Copy out the data exactly, leaving the pictures behind.

[start]

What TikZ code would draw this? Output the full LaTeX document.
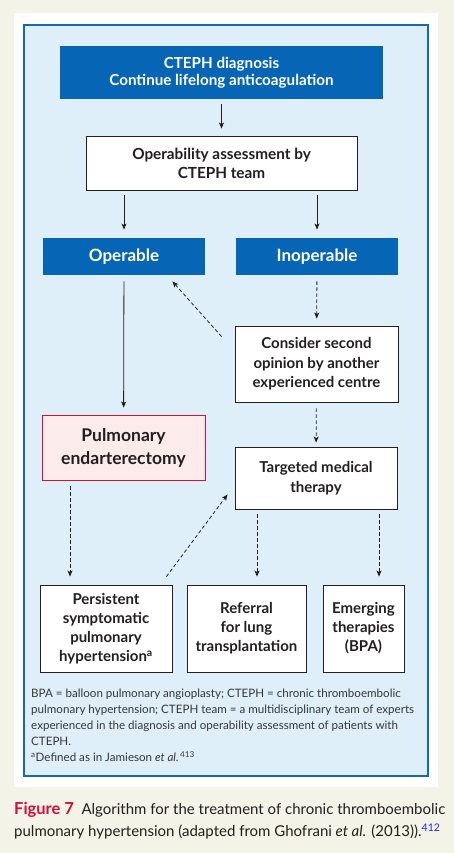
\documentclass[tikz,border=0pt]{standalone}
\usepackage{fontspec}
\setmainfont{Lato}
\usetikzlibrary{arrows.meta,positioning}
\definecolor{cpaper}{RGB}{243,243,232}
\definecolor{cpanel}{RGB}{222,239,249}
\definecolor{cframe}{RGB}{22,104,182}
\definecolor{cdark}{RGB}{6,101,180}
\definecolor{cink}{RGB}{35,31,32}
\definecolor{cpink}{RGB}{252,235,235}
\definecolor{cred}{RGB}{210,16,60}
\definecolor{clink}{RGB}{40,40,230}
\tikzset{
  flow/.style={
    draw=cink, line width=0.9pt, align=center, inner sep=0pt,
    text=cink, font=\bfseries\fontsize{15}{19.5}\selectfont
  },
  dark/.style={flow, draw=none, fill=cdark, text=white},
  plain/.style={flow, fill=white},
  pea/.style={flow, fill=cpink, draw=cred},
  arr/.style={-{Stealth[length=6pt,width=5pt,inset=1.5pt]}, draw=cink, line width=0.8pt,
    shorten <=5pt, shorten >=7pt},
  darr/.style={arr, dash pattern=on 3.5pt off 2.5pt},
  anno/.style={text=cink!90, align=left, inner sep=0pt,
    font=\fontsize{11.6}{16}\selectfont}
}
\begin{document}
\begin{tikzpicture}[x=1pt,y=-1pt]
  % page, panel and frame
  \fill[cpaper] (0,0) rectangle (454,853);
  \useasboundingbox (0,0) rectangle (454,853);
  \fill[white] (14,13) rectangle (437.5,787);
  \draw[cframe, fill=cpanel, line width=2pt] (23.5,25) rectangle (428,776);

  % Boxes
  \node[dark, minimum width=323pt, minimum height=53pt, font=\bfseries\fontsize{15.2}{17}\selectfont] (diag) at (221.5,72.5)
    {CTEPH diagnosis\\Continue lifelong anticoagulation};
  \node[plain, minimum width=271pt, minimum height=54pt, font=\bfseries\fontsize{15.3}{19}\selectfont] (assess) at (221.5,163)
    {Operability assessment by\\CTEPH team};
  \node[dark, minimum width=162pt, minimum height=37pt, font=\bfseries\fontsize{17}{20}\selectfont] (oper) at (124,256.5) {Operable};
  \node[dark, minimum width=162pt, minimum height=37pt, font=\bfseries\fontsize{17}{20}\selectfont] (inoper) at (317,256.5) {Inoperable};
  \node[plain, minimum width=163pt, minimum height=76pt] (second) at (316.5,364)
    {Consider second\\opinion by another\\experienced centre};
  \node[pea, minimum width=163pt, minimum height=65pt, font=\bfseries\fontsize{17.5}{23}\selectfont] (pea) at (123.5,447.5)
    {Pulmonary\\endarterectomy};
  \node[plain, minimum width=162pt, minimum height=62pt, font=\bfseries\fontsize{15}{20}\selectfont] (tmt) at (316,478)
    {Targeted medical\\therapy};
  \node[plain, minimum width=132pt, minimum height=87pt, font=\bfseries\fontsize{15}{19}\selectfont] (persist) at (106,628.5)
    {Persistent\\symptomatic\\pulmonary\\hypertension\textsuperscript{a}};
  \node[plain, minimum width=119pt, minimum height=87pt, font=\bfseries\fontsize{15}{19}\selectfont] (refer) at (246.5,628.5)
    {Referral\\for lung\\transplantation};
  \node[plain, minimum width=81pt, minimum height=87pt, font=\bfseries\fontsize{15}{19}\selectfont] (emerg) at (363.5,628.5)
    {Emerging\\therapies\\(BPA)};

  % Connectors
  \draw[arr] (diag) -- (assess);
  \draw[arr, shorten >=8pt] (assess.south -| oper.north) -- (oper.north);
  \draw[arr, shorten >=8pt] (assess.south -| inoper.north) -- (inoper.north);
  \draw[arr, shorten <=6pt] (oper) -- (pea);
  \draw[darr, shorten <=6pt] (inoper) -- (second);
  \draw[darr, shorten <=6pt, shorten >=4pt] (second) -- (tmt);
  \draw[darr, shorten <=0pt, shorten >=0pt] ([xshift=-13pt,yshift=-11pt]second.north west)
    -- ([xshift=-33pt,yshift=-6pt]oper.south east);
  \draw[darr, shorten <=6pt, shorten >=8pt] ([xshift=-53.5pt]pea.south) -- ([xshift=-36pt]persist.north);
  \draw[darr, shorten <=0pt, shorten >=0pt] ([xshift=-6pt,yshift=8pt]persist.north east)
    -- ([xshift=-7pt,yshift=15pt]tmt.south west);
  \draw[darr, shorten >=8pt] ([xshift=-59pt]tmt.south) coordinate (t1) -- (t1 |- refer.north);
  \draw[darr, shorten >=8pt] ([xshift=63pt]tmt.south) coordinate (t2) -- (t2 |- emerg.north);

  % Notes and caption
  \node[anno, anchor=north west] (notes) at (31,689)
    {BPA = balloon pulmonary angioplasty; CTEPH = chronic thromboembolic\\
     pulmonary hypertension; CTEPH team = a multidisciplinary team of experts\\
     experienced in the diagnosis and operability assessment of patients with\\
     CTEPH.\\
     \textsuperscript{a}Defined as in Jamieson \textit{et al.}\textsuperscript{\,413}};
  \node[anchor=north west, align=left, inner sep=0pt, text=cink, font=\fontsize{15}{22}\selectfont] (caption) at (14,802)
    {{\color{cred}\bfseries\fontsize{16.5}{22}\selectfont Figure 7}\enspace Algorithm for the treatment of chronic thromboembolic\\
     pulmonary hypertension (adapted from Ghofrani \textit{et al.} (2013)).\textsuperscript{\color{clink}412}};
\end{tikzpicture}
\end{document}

[end]

SOLUTION -
What TikZ code would draw this? Output the full LaTeX document.
\documentclass[tikz,border=0pt]{standalone}
\usepackage{fontspec}
\setmainfont{Lato}
\usetikzlibrary{arrows.meta,positioning}
\definecolor{cpaper}{RGB}{243,243,232}
\definecolor{cpanel}{RGB}{222,239,249}
\definecolor{cframe}{RGB}{22,104,182}
\definecolor{cdark}{RGB}{6,101,180}
\definecolor{cink}{RGB}{35,31,32}
\definecolor{cpink}{RGB}{252,235,235}
\definecolor{cred}{RGB}{210,16,60}
\definecolor{clink}{RGB}{40,40,230}
\tikzset{
  flow/.style={
    draw=cink, line width=0.9pt, align=center, inner sep=0pt,
    text=cink, font=\bfseries\fontsize{15}{19.5}\selectfont
  },
  dark/.style={flow, draw=none, fill=cdark, text=white},
  plain/.style={flow, fill=white},
  pea/.style={flow, fill=cpink, draw=cred},
  arr/.style={-{Stealth[length=6pt,width=5pt,inset=1.5pt]}, draw=cink, line width=0.8pt,
    shorten <=5pt, shorten >=7pt},
  darr/.style={arr, dash pattern=on 3.5pt off 2.5pt},
  anno/.style={text=cink!90, align=left, inner sep=0pt,
    font=\fontsize{11.6}{16}\selectfont}
}
\begin{document}
\begin{tikzpicture}[x=1pt,y=-1pt]
  % page, panel and frame
  \fill[cpaper] (0,0) rectangle (454,853);
  \useasboundingbox (0,0) rectangle (454,853);
  \fill[white] (14,13) rectangle (437.5,787);
  \draw[cframe, fill=cpanel, line width=2pt] (23.5,25) rectangle (428,776);

  % Boxes
  \node[dark, minimum width=323pt, minimum height=53pt, font=\bfseries\fontsize{15.2}{17}\selectfont] (diag) at (221.5,72.5)
    {CTEPH diagnosis\\Continue lifelong anticoagulation};
  \node[plain, minimum width=271pt, minimum height=54pt, font=\bfseries\fontsize{15.3}{19}\selectfont] (assess) at (221.5,163)
    {Operability assessment by\\CTEPH team};
  \node[dark, minimum width=162pt, minimum height=37pt, font=\bfseries\fontsize{17}{20}\selectfont] (oper) at (124,256.5) {Operable};
  \node[dark, minimum width=162pt, minimum height=37pt, font=\bfseries\fontsize{17}{20}\selectfont] (inoper) at (317,256.5) {Inoperable};
  \node[plain, minimum width=163pt, minimum height=76pt] (second) at (316.5,364)
    {Consider second\\opinion by another\\experienced centre};
  \node[pea, minimum width=163pt, minimum height=65pt, font=\bfseries\fontsize{17.5}{23}\selectfont] (pea) at (123.5,447.5)
    {Pulmonary\\endarterectomy};
  \node[plain, minimum width=162pt, minimum height=62pt, font=\bfseries\fontsize{15}{20}\selectfont] (tmt) at (316,478)
    {Targeted medical\\therapy};
  \node[plain, minimum width=132pt, minimum height=87pt, font=\bfseries\fontsize{15}{19}\selectfont] (persist) at (106,628.5)
    {Persistent\\symptomatic\\pulmonary\\hypertension\textsuperscript{a}};
  \node[plain, minimum width=119pt, minimum height=87pt, font=\bfseries\fontsize{15}{19}\selectfont] (refer) at (246.5,628.5)
    {Referral\\for lung\\transplantation};
  \node[plain, minimum width=81pt, minimum height=87pt, font=\bfseries\fontsize{15}{19}\selectfont] (emerg) at (363.5,628.5)
    {Emerging\\therapies\\(BPA)};

  % Connectors
  \draw[arr] (diag) -- (assess);
  \draw[arr, shorten >=8pt] (assess.south -| oper.north) -- (oper.north);
  \draw[arr, shorten >=8pt] (assess.south -| inoper.north) -- (inoper.north);
  \draw[arr, shorten <=6pt] (oper) -- (pea);
  \draw[darr, shorten <=6pt] (inoper) -- (second);
  \draw[darr, shorten <=6pt, shorten >=4pt] (second) -- (tmt);
  \draw[darr, shorten <=0pt, shorten >=0pt] ([xshift=-13pt,yshift=-11pt]second.north west)
    -- ([xshift=-33pt,yshift=-6pt]oper.south east);
  \draw[darr, shorten <=6pt, shorten >=8pt] ([xshift=-53.5pt]pea.south) -- ([xshift=-36pt]persist.north);
  \draw[darr, shorten <=0pt, shorten >=0pt] ([xshift=-6pt,yshift=8pt]persist.north east)
    -- ([xshift=-7pt,yshift=15pt]tmt.south west);
  \draw[darr, shorten >=8pt] ([xshift=-59pt]tmt.south) coordinate (t1) -- (t1 |- refer.north);
  \draw[darr, shorten >=8pt] ([xshift=63pt]tmt.south) coordinate (t2) -- (t2 |- emerg.north);

  % Notes and caption
  \node[anno, anchor=north west] (notes) at (31,689)
    {BPA = balloon pulmonary angioplasty; CTEPH = chronic thromboembolic\\
     pulmonary hypertension; CTEPH team = a multidisciplinary team of experts\\
     experienced in the diagnosis and operability assessment of patients with\\
     CTEPH.\\
     \textsuperscript{a}Defined as in Jamieson \textit{et al.}\textsuperscript{\,413}};
  \node[anchor=north west, align=left, inner sep=0pt, text=cink, font=\fontsize{15}{22}\selectfont] (caption) at (14,802)
    {{\color{cred}\bfseries\fontsize{16.5}{22}\selectfont Figure 7}\enspace Algorithm for the treatment of chronic thromboembolic\\
     pulmonary hypertension (adapted from Ghofrani \textit{et al.} (2013)).\textsuperscript{\color{clink}412}};
\end{tikzpicture}
\end{document}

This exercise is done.